Quote the whole listing word for word. Do not include the pictures.
>> START
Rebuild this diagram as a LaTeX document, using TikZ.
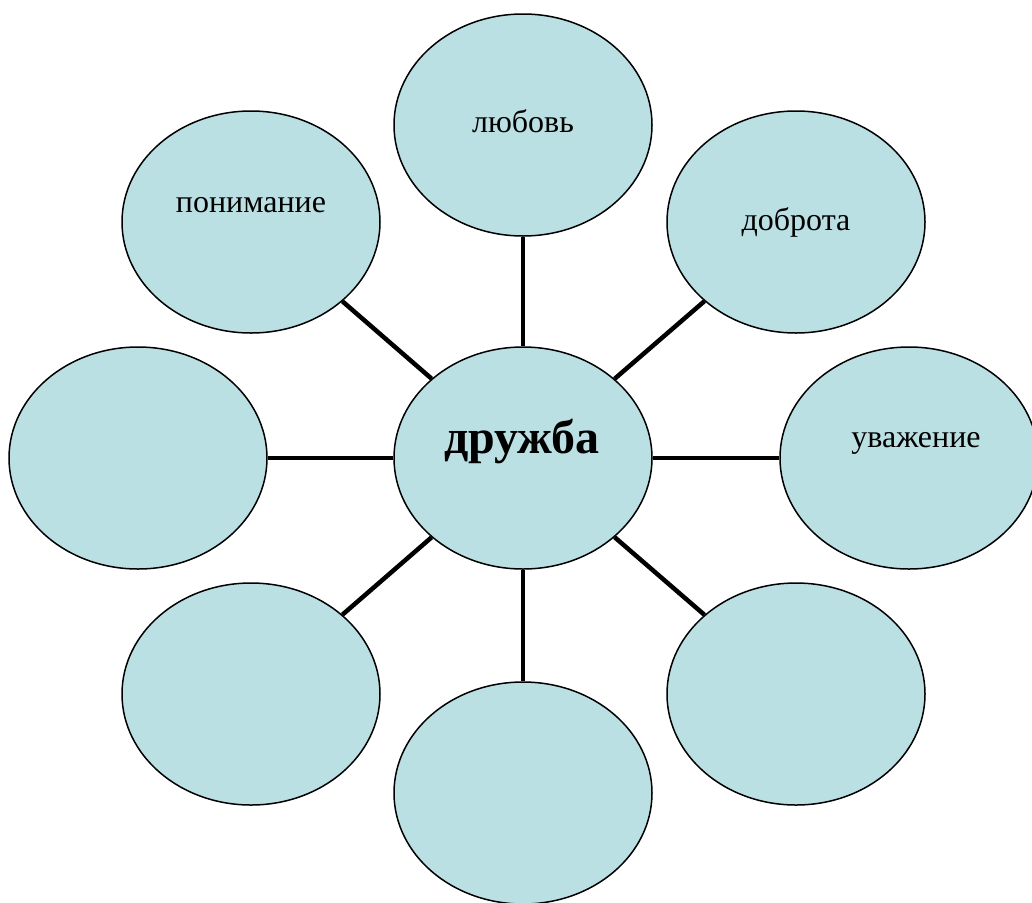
\documentclass[tikz,border=0pt]{standalone}
\usepackage{fontspec}
\setmainfont{Liberation Serif}
\usetikzlibrary{shapes.geometric}
\definecolor{bubblefill}{RGB}{187,224,227}
\tikzset{
  bubble/.style={ellipse, draw=black, line width=1.5pt, fill=bubblefill,
    minimum width=258pt, minimum height=222pt, inner sep=0pt},
  spoke/.style={line width=4.5pt, draw=black},
  word/.style={anchor=base, inner sep=0pt, font=\fontsize{32}{36}\selectfont},
}
\begin{document}
\begin{tikzpicture}[x=1pt,y=-1pt]
\useasboundingbox (0,0) rectangle (1032,902);
\clip (0,0) rectangle (1032,902);
\node[bubble] (c)  at (523,458) {};
\node[bubble] (n)  at (523,125) {};
\node[bubble] (nw) at (251,222) {};
\node[bubble] (ne) at (796,222) {};
\node[bubble] (w)  at (138,458) {};
\node[bubble] (e)  at (909,458) {};
\node[bubble] (sw) at (251,694) {};
\node[bubble] (s)  at (523,793) {};
\node[bubble] (se) at (796,694) {};
\foreach \o in {n,nw,ne,w,e,sw,s,se}{\draw[spoke] (c) -- (\o);}
\node[word] (tn)  at (523,132) {любовь};
\node[word] (tnw) at (251,212) {понимание};
\node[word] (tne) at (796,230) {доброта};
\node[word] (te)  at (916,447) {уважение};
\node[word, font=\fontsize{48}{52}\selectfont\bfseries] (tc) at (522,453) {дружба};
\end{tikzpicture}
\end{document}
>> END
§ The result
Rebuild this diagram as a LaTeX document, using TikZ.
\documentclass[tikz,border=0pt]{standalone}
\usepackage{fontspec}
\setmainfont{Liberation Serif}
\usetikzlibrary{shapes.geometric}
\definecolor{bubblefill}{RGB}{187,224,227}
\tikzset{
  bubble/.style={ellipse, draw=black, line width=1.5pt, fill=bubblefill,
    minimum width=258pt, minimum height=222pt, inner sep=0pt},
  spoke/.style={line width=4.5pt, draw=black},
  word/.style={anchor=base, inner sep=0pt, font=\fontsize{32}{36}\selectfont},
}
\begin{document}
\begin{tikzpicture}[x=1pt,y=-1pt]
\useasboundingbox (0,0) rectangle (1032,902);
\clip (0,0) rectangle (1032,902);
\node[bubble] (c)  at (523,458) {};
\node[bubble] (n)  at (523,125) {};
\node[bubble] (nw) at (251,222) {};
\node[bubble] (ne) at (796,222) {};
\node[bubble] (w)  at (138,458) {};
\node[bubble] (e)  at (909,458) {};
\node[bubble] (sw) at (251,694) {};
\node[bubble] (s)  at (523,793) {};
\node[bubble] (se) at (796,694) {};
\foreach \o in {n,nw,ne,w,e,sw,s,se}{\draw[spoke] (c) -- (\o);}
\node[word] (tn)  at (523,132) {любовь};
\node[word] (tnw) at (251,212) {понимание};
\node[word] (tne) at (796,230) {доброта};
\node[word] (te)  at (916,447) {уважение};
\node[word, font=\fontsize{48}{52}\selectfont\bfseries] (tc) at (522,453) {дружба};
\end{tikzpicture}
\end{document}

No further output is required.